Another witness reports: “I always keep thinking about the sign.” An extremely interesting series of testimonies came from witnesses who were not at Cova da Iria, but miles away from the crowd. I have already mentioned the observation made by Albano Barros in Minde. A woman named Mrs. Guilhermina Lopes da Silva, who lived in Leiria no less than sixteen miles from the site of the miracle, could not go to the place appointed for the apparition, but she looked toward the mountain at noon and saw “a great red flash” in the sky. The brilliance was such that it was seen thirty miles away (at San Pedro de Muel, by Portuguese writer Afonso Vieira, his wife, and his mother-in-law).

The phenomenon, it seems, could not be photographed directly with the emulsions and shutter speeds commonly aviable at the time. (One picture often produced by the newspapers and alleged to show the miracle is in fact a photograph of an eclipse of the sun that has nothing to do with it.) There are many pictures of the crowd during the “miracle,” however, and the actual brightness of the disk is an unresolved question. Two witnesses looked at it with binoculars and reported seeing a ladder and two beings. The edges of the disk, according to all descriptions, were sharp. And it was definitely not blinding, although pictures of the crowd show many witnesses shading their eyes. But others report that the phenomenon darkened the sun to such an extent that at one point they could see the moon and the stars.
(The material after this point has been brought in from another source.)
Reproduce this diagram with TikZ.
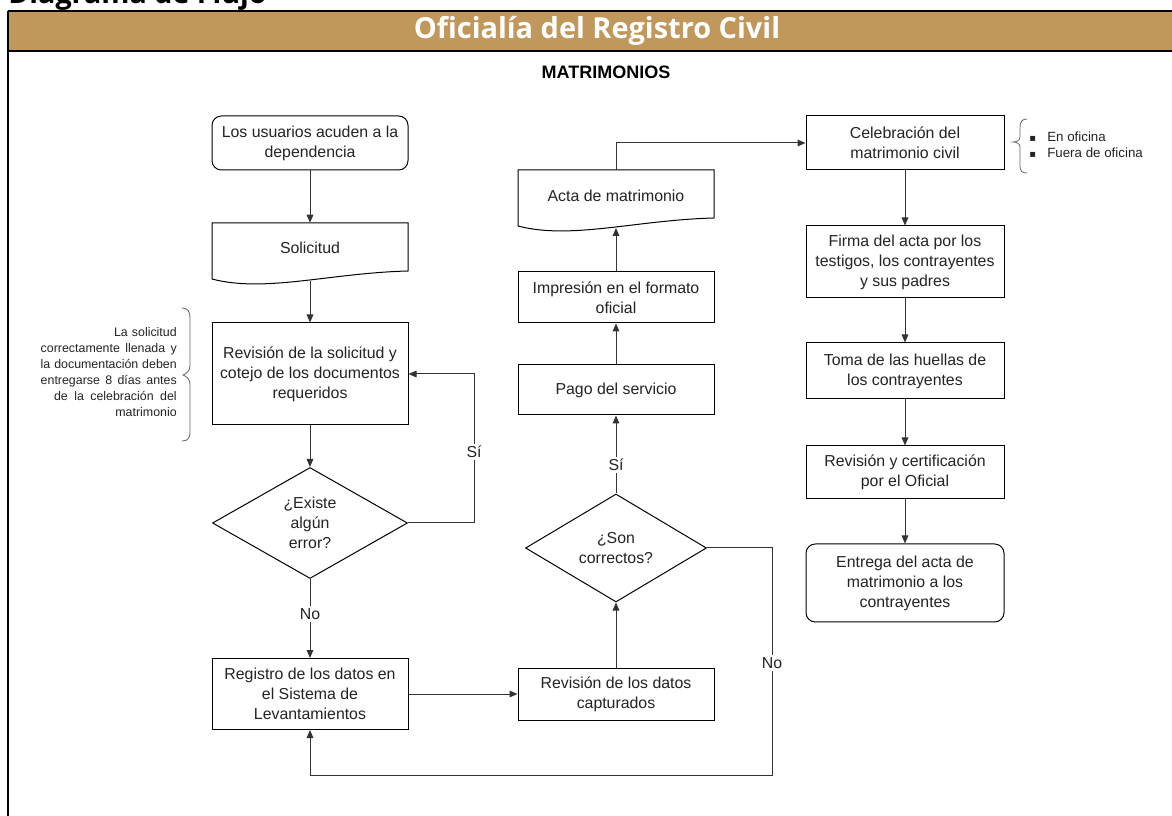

Another remote witness was a schoolboy who was so impressed by what he saw that he subsequently became a priest. An American Catholic writer named John Haffert interviewed him in 1960. At the time of the miracle the schoolboy was with his brother and other children in the village of Alburitel, nine miles away from the Cova da Iria, and here is what he experienced:

I looked fixedly at the sun which seemed pale and did not hurt my eyes. Looking like a ball of snow, revolving on itself, it suddenly seemed to come down in a zig-zag, menacing the earth. Terrified, I ran and hid myself among the people, who were weeping and expecting the end of the world at any moment. It was a crowd which had gathered outside our local village school and we had all left classes and run into the streets because of the cries and surprised shouts of men and women who were in the street in front of the school when the miracle began.

There was an unbeliever there who had spent the morning mocking the “simpletons” who had gone off to Fatima just to see an ordinary girl. He now seemed paralyzed, his eyes fixed on the sun. He began to tremble from head to foot, and lifting up his arms, fell on his knees in the mud, crying out to God.

But meanwhile the people continued to cry out and to weep, asking God to pardon their sins. We all ran to the two chapels in the village, which were soon filled to overflowing. During those long moments of the solar prodigy, objects around us turned all colors of the rainbow…. When the people realized that the danger was over, there was an explosion of joy.

Two of the three children at Fatima died young, as the Lady had predicted, but Lucia lived secluded in a convent to an advanced age.